Millers Falls Drill Repair

Last night I had planned to do a bit of work on the Moxon vise but two packages arrived at the office right before I headed home. One was an e-Bay purchase and the other was a package from Bill Rittner at Hardware City Tools so the evening plans changed to tool repair/restoration.

As I have previously mentioned, I am fond of my egg-beater drills and I think they work great however, each of them has some problems: my #5 is missing a chuck spring and my #2A is missing its LRRCW. Well no more, both of these problems have been solved. Here are the patients for this evening; from left to right we have my Millers Falls #5 with a ¼ inch chuck, my original Millers Falls #2A with a 3/8 inch chuck, and my newly acquired Millers Falls #2A, also with a 3/8 inch chuck.
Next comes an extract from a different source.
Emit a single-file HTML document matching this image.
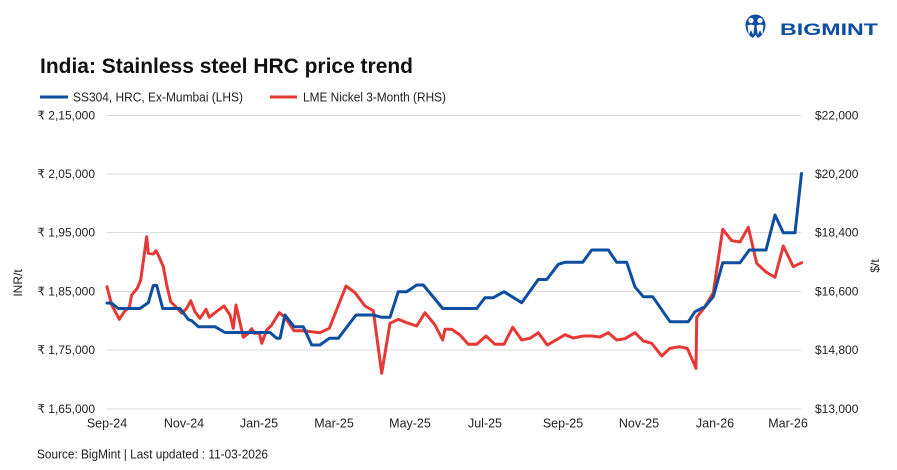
<!DOCTYPE html>
<html>
<head>
<meta charset="utf-8">
<style>
  html,body{margin:0;padding:0;background:#fff;}
  svg{display:block;}
  text{font-family:"Liberation Sans", "DejaVu Sans", sans-serif;}
</style>
</head>
<body>
<svg width="897" height="470" viewBox="0 0 897 470" xmlns="http://www.w3.org/2000/svg">
  <rect width="897" height="470" fill="#ffffff"/>

  <!-- Logo -->
  <g>
    <path d="M745.5,25 A10,10.5 0 1 1 765.5,25 Q765.5,31 761,36 L758,38 L755.5,35 L753,38 L750,36 Q745.5,31 745.5,25 Z" fill="#0D4EA0"/>
    <circle cx="751" cy="20.5" r="2.6" fill="#fff"/>
    <circle cx="760" cy="20.5" r="2.6" fill="#fff"/>
    <path d="M747.5,25.5 Q751,23.8 754.5,25.5 L753.2,35 L751,30 L748.8,35 Z" fill="#fff"/>
    <path d="M756.5,25.5 Q760,23.8 763.5,25.5 L762.2,35 L760,30 L757.8,35 Z" fill="#fff"/>
    <text x="780" y="35" font-size="16.5" font-weight="bold" fill="#0D4EA0" textLength="98" lengthAdjust="spacingAndGlyphs">BIGMINT</text>
  </g>

  <!-- Title -->
  <text x="40" y="73" font-size="21" font-weight="bold" fill="#111" textLength="373" lengthAdjust="spacingAndGlyphs">India: Stainless steel HRC price trend</text>

  <!-- Legend -->
  <line x1="40" y1="97" x2="68" y2="97" stroke="#0D4EA0" stroke-width="3"/>
  <text x="73" y="101.5" font-size="12.5" fill="#222" textLength="170" lengthAdjust="spacingAndGlyphs">SS304, HRC, Ex-Mumbai (LHS)</text>
  <line x1="270" y1="97" x2="297" y2="97" stroke="#E53935" stroke-width="3"/>
  <text x="303" y="101.5" font-size="12.5" fill="#222" textLength="143" lengthAdjust="spacingAndGlyphs">LME Nickel 3-Month (RHS)</text>

  <!-- Gridlines -->
  <g stroke="#d9d9d9" stroke-width="1">
    <line x1="107" y1="115.5" x2="801" y2="115.5"/>
    <line x1="107" y1="174" x2="801" y2="174"/>
    <line x1="107" y1="232.5" x2="801" y2="232.5"/>
    <line x1="107" y1="291.5" x2="801" y2="291.5"/>
    <line x1="107" y1="350" x2="801" y2="350"/>
    <line x1="107" y1="409" x2="801" y2="409"/>
  </g>

  <!-- Left axis labels -->
  <g font-size="12" fill="#222" text-anchor="end">
    <text x="95" y="119.5">₹ 2,15,000</text>
    <text x="95" y="178">₹ 2,05,000</text>
    <text x="95" y="236.5">₹ 1,95,000</text>
    <text x="95" y="295.5">₹ 1,85,000</text>
    <text x="95" y="354">₹ 1,75,000</text>
    <text x="95" y="413">₹ 1,65,000</text>
  </g>

  <!-- Right axis labels -->
  <g font-size="12" fill="#222">
    <text x="815" y="119.5">$22,000</text>
    <text x="815" y="178">$20,200</text>
    <text x="815" y="236.5">$18,400</text>
    <text x="815" y="295.5">$16,600</text>
    <text x="815" y="354">$14,800</text>
    <text x="815" y="413">$13,000</text>
  </g>

  <!-- Axis titles -->
  <text x="0" y="0" font-size="12" fill="#222" text-anchor="middle" transform="translate(22,283) rotate(-90)">INR/t</text>
  <text x="0" y="0" font-size="12" fill="#222" text-anchor="middle" transform="translate(879,266) rotate(-90)">$/t</text>

  <!-- X axis labels -->
  <g font-size="12.5" fill="#222" text-anchor="middle">
    <text x="107" y="427.5">Sep-24</text>
    <text x="184" y="427.5">Nov-24</text>
    <text x="259" y="427.5">Jan-25</text>
    <text x="334" y="427.5">Mar-25</text>
    <text x="410" y="427.5">May-25</text>
    <text x="485" y="427.5">Jul-25</text>
    <text x="563" y="427.5">Sep-25</text>
    <text x="639" y="427.5">Nov-25</text>
    <text x="715" y="427.5">Jan-26</text>
    <text x="788" y="427.5">Mar-26</text>
  </g>

  <!-- Series: LME Nickel (red) -->
  <polyline fill="none" stroke="#E53935" stroke-width="3" stroke-linejoin="round" stroke-linecap="round"
    points="107,286.7 111.7,305 119.3,319.3 125,310.7 129.3,307.3 131.7,295 137.3,288.3 140.7,280 146.7,236.7 148.3,253.3 153.3,254 156,250.7 158.3,255 163.3,266.7 166.7,285 170.7,301.7 177.3,308.3 181.7,313.3 186.7,308.3 190.7,300.7 195,311.7 200,318.3 206,309.3 209.3,317.3 215,312.7 224,306 230,315 233.3,328.3 236,305 243.3,337.3 248.3,333.3 251.7,328.7 254,333.3 259.3,333.3 261.7,343.3 266.7,330 271.7,325 279.3,312.7 285,317.3 294,330.7 303.3,330.7 320,332.7 329.3,328.3 346,286 355,292.7 365,306 373.3,310.7 381.7,373.3 390,323.3 398.3,319.3 406.7,322.7 416.7,326 425,312.7 435,325 442.7,340 445,329.3 451.7,329.3 460,335 468.3,344.3 476.7,344.3 486,336 495,344.3 504,344.3 512.7,327.3 521.7,340 530,338.3 538.3,332.7 547.3,345 556,340 565,334.7 573.3,338 583.3,336 591.7,336 600,337 608.3,332.7 616.7,340 625,338.7 635,332.7 643.3,341 651.7,343.3 661.7,356 670,348.3 679.3,346.7 687.3,348.3 696,368.3 696.7,317.3 705,306.7 713.3,292.7 722.7,229.3 731.7,240.7 740,242 748.3,227.3 756.7,263.3 766,272 775,277.3 783.3,246 793.3,266.7 801.7,262.7"/>

  <!-- Series: SS304 HRC (blue) -->
  <polyline fill="none" stroke="#0D4EA0" stroke-width="3" stroke-linejoin="round" stroke-linecap="round"
    points="107,303 111.7,303.3 118.3,308.5 140,308.5 148.3,302.7 153.3,285.5 156.7,285.5 162.7,308.5 180,308.5 188.3,319.5 191.7,320.7 198.3,326.7 215,326.7 225,332.5 270,332.5 276.7,338.3 280,338.3 285,315 294,326.7 303.3,326.7 311.7,345 320,345 329.3,338.3 338.3,338.3 356,315 373.3,315 381.7,317.3 390,317.3 398.3,291.7 406.7,291.7 416.7,285 423.3,285 442.7,308.5 476.7,308.5 485,297.7 493.3,297.7 504,291.7 521.7,302.7 538.3,279.5 546.7,279.5 558.3,264.3 565,262.3 582.7,262.3 591.7,250 608.3,250 616.7,262.3 626.7,262.3 635,287 643.3,296.7 652.7,296.7 670,321.7 688.3,321.7 695,311.7 705,306.7 713.3,296.7 722.7,262.7 740,262.7 749.3,250 766,250 775,215 783.3,232.7 795,232.7 801.5,173.5"/>

  <!-- Source -->
  <text x="37" y="458.5" font-size="12.5" fill="#222" textLength="231" lengthAdjust="spacingAndGlyphs">Source: BigMint | Last updated : 11-03-2026</text>
</svg>
</body>
</html>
First the #5: I thought I could live with its missing chuck spring (I got it for cheap) but alas it started getting on my nerves so I ordered a new set of springs from Hardware City Tools (along with a replacement tote for my Stanley #8).

This is actually the #2A Chuck
This is actually the #2A Chuck

Disassembling the chuck was very straight forward (Bill has a nice walk-through) as this is a “newer” model which used a slot instead of two holes and it just so happens the slot is the same width as an old #5 Handyman plane iron I had in my spare parts pile. It was a simple matter of swapping out the old for new springs and cramming the suspended jaws back into the housing along with the 3-in-1 oil and screwing everything back together.

IMG_0323_2 IMG_0322

For some reason, Millers Falls #2A drills in good shape with a LRRCW have started going for stupid amounts of money on eBay so I decided to buy a couple of less desirable examples and try to restore them. Both of these drill cost less than 15 bucks because they have problems: the left one is missing its LRRCW, has had a previous drive gear repair, and is missing the handle end cap; the right one had a terrible drive handle, is missing a chuck spring, and is missing the side handle.


After stripping down both drills I determined the gears on the new one seated together better so that frame became the basis of the new drill. After Goo Gone and Goof Off both failed to remove the paint from the handle I pulled out some sand paper and discovered that what I assumed was a painted handle was actually rosewood so I wet sanded it with some BLO and will eventually add a shellac top coat. The old drill’s chuck, drive handle, and side handle were moved to the new frame and after some oil and adjustments I had a very nice new drill.

The Frankenstein Drill
The Frankenstein Drill

I did identify one problem with the new Frankenstein drill, the main shaft threads on the donor frame are damaged right at the base near the frame; this did not cause any problems with the previous chuck as it was a slightly shorter design however, when the new chuck is tightened completely this damage introduces some wobble. I am hoping this will not cause any issues as I typically use my #5 for small drill bits and the #2A for larger ones.